This study aimed to investigate the influence of maternal allergy on cord blood regulatory and effector T cells and to evaluate their role as a predictor of atopic dermatitis (AD) during the first 2 yr of life.

Methods

Seventy mother–infant pairs were recruited in this prospective birth cohort study (21 allergic and 49 non-allergic mothers). Cord blood samples were collected and assayed for the percentage of regulatory T cells (Treg), interferon-γ (IFN-γ), and interleukin-4 (IL-4) producing T cells (Th1 and Th2, respectively) using flow cytometry. Experiments were undertaken to assess the function of cord blood CD4+CD25+CD127− Treg cells by cell proliferation and cytokine responses. Their offspring at the age of 2 yr old were evaluated by dermatologists to determine whether they had AD.

Results

During the first 2 yr of life, 15.7% of the children developed a physician-diagnosed AD. A significantly increased percentage of Th2 cell was observed in cord blood of newborns with maternal allergy. Treg/Th2 ratio significantly decreased among the offspring of allergic mothers. Treg cell-associated suppression of Th2 response was attenuated in Der p1-stimulated CD4+CD25− T cells from the offspring of allergic mothers.
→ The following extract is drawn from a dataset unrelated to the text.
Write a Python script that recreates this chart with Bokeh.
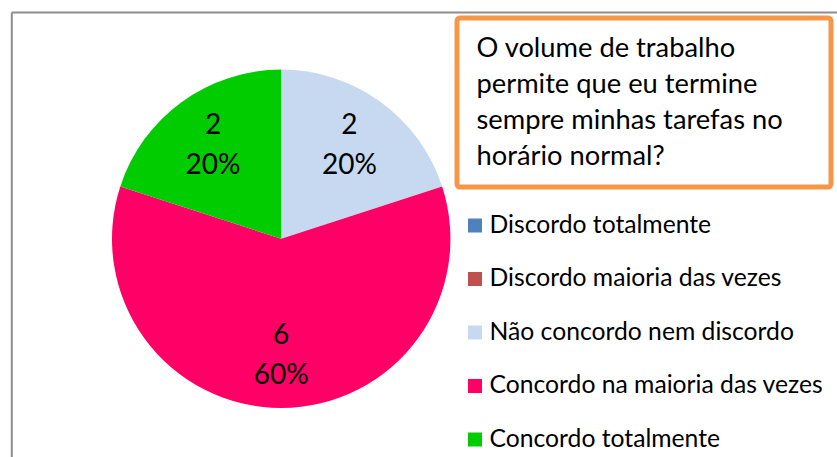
import numpy as np
from bokeh.plotting import figure
from bokeh.models import Range1d, BoxAnnotation, ColumnDataSource
from bokeh.core.properties import value
from bokeh.embed import file_html
from bokeh.resources import INLINE

# ---- data ----
categories = ["Discordo totalmente", "Discordo maioria das vezes",
              "Não concordo nem discordo", "Concordo na maioria das vezes",
              "Concordo totalmente"]
counts = [0, 0, 2, 6, 2]
colors = ["#4F81BD", "#C0504D", "#C6D9F1", "#FF0066", "#00CC00"]
title_lines = ["O volume de trabalho", "permite que eu termine",
               "sempre minhas tarefas no", "horário normal?"]

FONT = "Lato"
W, H = 837, 457
SHIFT = 10  # empirical baseline correction (px)
p = figure(width=W, height=H, x_range=Range1d(0, W), y_range=Range1d(0, H),
           output_backend="svg", toolbar_location=None, min_border=0,
           x_axis_type=None, y_axis_type=None)
p.grid.visible = False
p.outline_line_color = None
p.background_fill_color = "white"
p.border_fill_color = "white"


def Y(py):
    return H - py


# chart border (extends beyond the window)
p.line(x=[11.3, 1000], y=[Y(12), Y(12)], line_color="#8E8E8E", line_width=2)
p.line(x=[11.3, 11.3], y=[Y(12), Y(1000)], line_color="#8E8E8E", line_width=2)

# pie
cx, cy, r = 280.7, Y(238.3), 169.2
vals = np.array(counts, dtype=float)
total = vals.sum()
frac = vals / total
cum_end = np.cumsum(frac)
cum_start = cum_end - frac
start = np.pi / 2 - 2 * np.pi * cum_end
end = np.pi / 2 - 2 * np.pi * cum_start
mask = vals > 0
src = ColumnDataSource(dict(start=start[mask], end=end[mask],
                            color=[c for c, m in zip(colors, mask) if m]))
p.wedge(x=cx, y=cy, radius=r, start_angle="start", end_angle="end",
        direction="anticlock", fill_color="color", line_color=None, source=src)

# data labels
mid = (start + end) / 2
d = 116
lx = cx + d * np.cos(mid[mask])
ly = cy + d * np.sin(mid[mask])
cnt_txt = [str(int(v)) for v in vals[mask]]
pct_txt = ["%d%%" % round(f * 100) for f in frac[mask]]
p.text(x=lx, y=ly + 11 + SHIFT, text=cnt_txt, text_align="center", text_baseline="alphabetic",
       text_font=value(FONT), text_font_size="28px", text_color="black")
p.text(x=lx, y=ly - 27.7 + SHIFT, text=pct_txt, text_align="center", text_baseline="alphabetic",
       text_font=value(FONT), text_font_size="28px", text_color="black")

# title box
box = BoxAnnotation(left=456.5, right=830.5, top=Y(17.5), bottom=Y(186.5),
                    fill_color="white", fill_alpha=1.0, line_color="#F79646",
                    line_alpha=1.0, line_width=5, border_radius=3, level="underlay")
p.add_layout(box)
ty = [Y(55.5 + 36 * i) + SHIFT for i in range(len(title_lines))]
p.text(x=[476] * len(title_lines), y=ty, text=title_lines, text_align="left",
       text_baseline="alphabetic", text_font=value(FONT), text_font_size="27.3px",
       text_color="black")

# legend
leg_y = [Y(225 + 53.5 * i) for i in range(len(categories))]
p.scatter(x=[474.5] * len(categories), y=leg_y, marker="square", size=14,
          fill_color=colors, line_color=None)
p.text(x=[489] * len(categories), y=[v - 7.5 + SHIFT for v in leg_y], text=categories,
       text_align="left", text_baseline="alphabetic", text_font=value(FONT),
       text_font_size="24.7px", text_color="black")

open("out.html", "w").write(file_html(p, INLINE))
Children with reduced Th1/Th2 (p = 0.001, OR = 0.37) and Treg/Th2 (p = 0.001, OR = 0.47) ratio in cord blood had a higher risk of developing AD.

Conclusion

Maternal allergic status is associated with increased percentage of IL-4+CD4+ T cells and a reduced Treg/Th2 ratio in cord blood at their children's birth, which may predispose to an increased risk for developing AD.